Annuity resales: At last someone in government has found the brake pedal
After a headlong rush into so-called pensions freedom, someone responsible for pensions policy in government appears to have found the brake pedal.
Tucked away in the Budget announcements was the news that attempts to launch a secondary annuity market will be delayed until 2017.
The failings of the annuity market are well documented.
Attempts to promote “shopping around” – encouraging savers to compare prices and types of policies from a range of providers before making a purchase – have foundered on the hurdles of disparities of information, consumer inertia and industry reticence to change.
This has led to many people buying poor value or inappropriate products and therefore securing lower standards of living in retirement for themselves and their dependants than might otherwise have been achieved.
It is admirable that the government is seeking to address the consequences of these longstanding problems.
However, the sale of annuities in a secondary market should be approached cautiously to minimise the risk of more people facing hardship in old age and the undermining of trust in pensions more generally.
A delay might help gather information about what such a market might look like.
For instance, currently there is little evidence on the characteristics of those who would seek to sell an annuity. This makes it very difficult to assess the wider social impact of annuity re-sales. Will people just sell small contracts that are peripheral to their financial situation? Or will folk be tempted to cash in a policy that provides a core income stream simply to overcome short-term financial problems?
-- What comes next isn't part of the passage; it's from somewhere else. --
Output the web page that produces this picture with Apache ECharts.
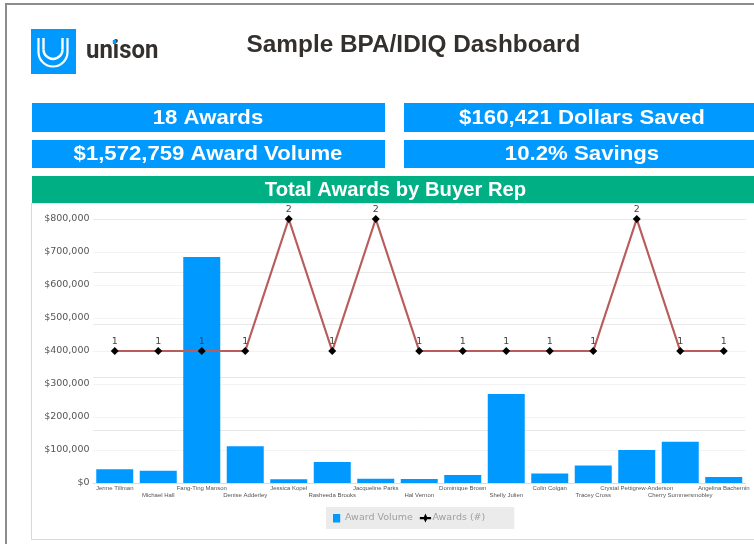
<!DOCTYPE html>
<html><head><meta charset="utf-8">
<style>html,body{margin:0;padding:0;background:#fff}#c{width:754px;height:544px}</style>
<script src="https://cdn.jsdelivr.net/npm/echarts@6/dist/echarts.min.js"></script>
</head><body><div id="c"></div>
<script>
const buyers = ['Jerme Tillman','Michael Hall','Fang-Ting Manson','Denise Adderley','Jessica Kopel','Rasheeda Brooks','Jacqueline Parks','Hal Vernon','Dominique Brown','Shelly Julien','Colin Colgan','Tracey Cross','Crystal Pettigrew-Anderson','Cherry Summersmobley','Angelina Bachemin'];
const awardVolume = [42000,37000,685000,111000,11000,64000,13000,12000,24000,270000,29000,53000,100000,125000,18000];
const awardCount = [1,1,1,1,2,1,2,1,1,1,1,1,2,1,1];
const pageTitle = 'Sample BPA/IDIQ Dashboard';
const kpiLeft = ['18 Awards','$1,572,759 Award Volume'];
const kpiRight = ['$160,421 Dollars Saved','10.2% Savings'];
const sectionTitle = 'Total Awards by Buyer Rep';

const BLUE='#0099ff', GREEN='#00b084';
function banner(x,y,w,h,fill,text,size,tx,sx){
  return [
    {type:'rect',shape:{x,y,width:w,height:h},style:{fill},silent:true},
    {type:'text',x:tx,y:y+h/2+0.5,scaleX:sx,style:{text,fill:'#fff',font:'bold '+size+'px "Liberation Sans",Arial,sans-serif',textAlign:'center',textVerticalAlign:'middle'},silent:true}
  ];
}
function logoU(cx,top,cy,r,lw){
  const st={stroke:'#fff',lineWidth:lw,fill:'none'};
  return [
    {type:'line',shape:{x1:cx-r,y1:top,x2:cx-r,y2:cy},style:st,silent:true},
    {type:'line',shape:{x1:cx+r,y1:top,x2:cx+r,y2:cy},style:st,silent:true},
    {type:'arc',shape:{cx,cy,r,startAngle:0,endAngle:Math.PI,clockwise:true},style:st,silent:true}
  ];
}
const graphic = [
  {type:'rect',shape:{x:6,y:4,width:760,height:560},style:{fill:'#fff',stroke:'#8c8c8c',lineWidth:2},silent:true},
  {type:'rect',shape:{x:31.5,y:203,width:740,height:336.5},style:{fill:'#fff',stroke:'#d8d8d8',lineWidth:1},silent:true},
  {type:'rect',shape:{x:31,y:29,width:45,height:45},style:{fill:BLUE},silent:true},
  ...logoU(53,38,52,14.5,2.2),
  ...logoU(53,38,49.5,9.5,2.4),
  {type:'text',x:86,y:51,scaleX:0.92,style:{text:'unison',fill:'#33302e',font:'bold 26px Roboto,sans-serif',textAlign:'left',textVerticalAlign:'middle'},silent:true},
  {type:'rect',shape:{x:112.8,y:40,width:3.4,height:4},style:{fill:BLUE},silent:true,z:5},
  {type:'text',x:413.5,y:45.5,scaleX:1.015,style:{text:pageTitle,fill:'#33302e',font:'bold 24px "Liberation Sans",Arial,sans-serif',textAlign:'center',textVerticalAlign:'middle'},silent:true},
  ...banner(32,103,353,29,BLUE,kpiLeft[0],21,208,1.055),
  ...banner(32,140,353,28,BLUE,kpiLeft[1],21,208,1.055),
  ...banner(404,103,360,29,BLUE,kpiRight[0],21,582,1.058),
  ...banner(404,140,360,28,BLUE,kpiRight[1],21,582,1.058),
  ...banner(32,176,740,27,GREEN,sectionTitle,20,395.5,1.012)
];

const chart = echarts.init(document.getElementById('c'),null,{renderer:'canvas'});
chart.setOption({
  animation:false,
  backgroundColor:'#fff',
  graphic,
  grid:{left:93,top:219,width:652.5,height:264,containLabel:false,show:true,borderColor:'#e4e4e4',borderWidth:1,backgroundColor:'transparent'},
  legend:{
    left:326,top:507,padding:[6,29,6,7],itemGap:7,itemWidth:12,itemHeight:9,
    backgroundColor:'#ebebeb',
    textStyle:{color:'#a0a0a0',fontSize:9.5,fontFamily:'"DejaVu Sans",sans-serif',padding:[0,0,0,-4]},
    data:[
      {name:'Award Volume',icon:'path://M0 5h72v85H0z M100 0z'},
      {name:'Awards (#)',icon:'path://M0 40H36L50 10 64 40H100V60H64L50 90 36 60H0z',itemStyle:{color:'#000'}}
    ]
  },
  xAxis:{
    type:'category',data:buyers,
    axisTick:{show:false},
    axisLine:{lineStyle:{color:'#dcdcdc'}},
    axisLabel:{interval:0,margin:2,color:'#555',fontSize:6,lineHeight:7,fontFamily:'"Liberation Sans",Arial,sans-serif',hideOverlap:false,
      formatter:(v,i)=> i%2 ? '\n'+v : v}
  },
  yAxis:[
    {type:'value',min:0,max:800000,interval:100000,
      axisLine:{show:false},axisTick:{show:false},
      splitLine:{lineStyle:{color:'#f3f3f3'}},
      axisLabel:{margin:3.5,padding:[2,0,0,0],color:'#555',fontSize:9.5,fontFamily:'"DejaVu Sans",sans-serif',
        formatter:v=>'$'+v.toLocaleString('en-US')}},
    {type:'value',min:0,max:2,interval:0.4,position:'right',
      axisLine:{show:false},axisTick:{show:false},axisLabel:{show:false},
      splitLine:{show:true,lineStyle:{color:'#e8e8e8'}}}
  ],
  series:[
    {name:'Award Volume',type:'bar',data:awardVolume,barWidth:37,itemStyle:{color:BLUE},z:2},
    {name:'Awards (#)',type:'line',yAxisIndex:1,data:awardCount,
      symbol:'diamond',symbolSize:8,showAllSymbol:true,
      itemStyle:{color:'#000'},
      lineStyle:{color:'#b85c5c',width:2.2},
      label:{show:true,position:'top',distance:0,color:'#444',fontSize:9.5,fontFamily:'"DejaVu Sans",sans-serif'},
      z:3}
  ]
});
</script></body></html>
Likewise, we do not know of the demands of potential buyers, raising the question of whether the sorts of annuities they might wish to buy chime with the types of annuities that potential sellers would seek to dispose of. Will potential buyers only want the largest policies?
Such weaknesses make it very possible that a secondary annuity market may not take off at all. Another risk is that a market does emerge in limited form with thin buyer demand and the resultant poor pricing means that the only sellers would be the desperate and the poorly-informed.
Those on the lowest incomes could be particularly badly affected by poor decision making. People who receive means-tested benefits may find that they lose certain entitlements and risk hardship in old age if they sell an annuity.
Women, who are more likely to be the surviving party of a joint annuity and on lower incomes in retirement, could suffer hardship if insufficient account has been made of their life expectancy. On top of this, a report ‘Unequal, Trapped and Abused’ published by the TUC and Women’s Aid earlier this year highlighted the underreported and poorly recognised problem of financial abuse which can affect women of all incomes. The sale of an annuity could be undertaken to assert control over secondary beneficiaries, particularly if their consent is not required.
Certain things can be done to minimise the risk of consumers being ripped off. The regime could be phased in, starting with small annuities. Regulated financial advice could be required for those who seek to sell an annuity of more than minimal value. Requirements for provision of information to potential sellers including comparison tables of sample sale prices.
Allowing more time to consider such measures is the sensible thing to do.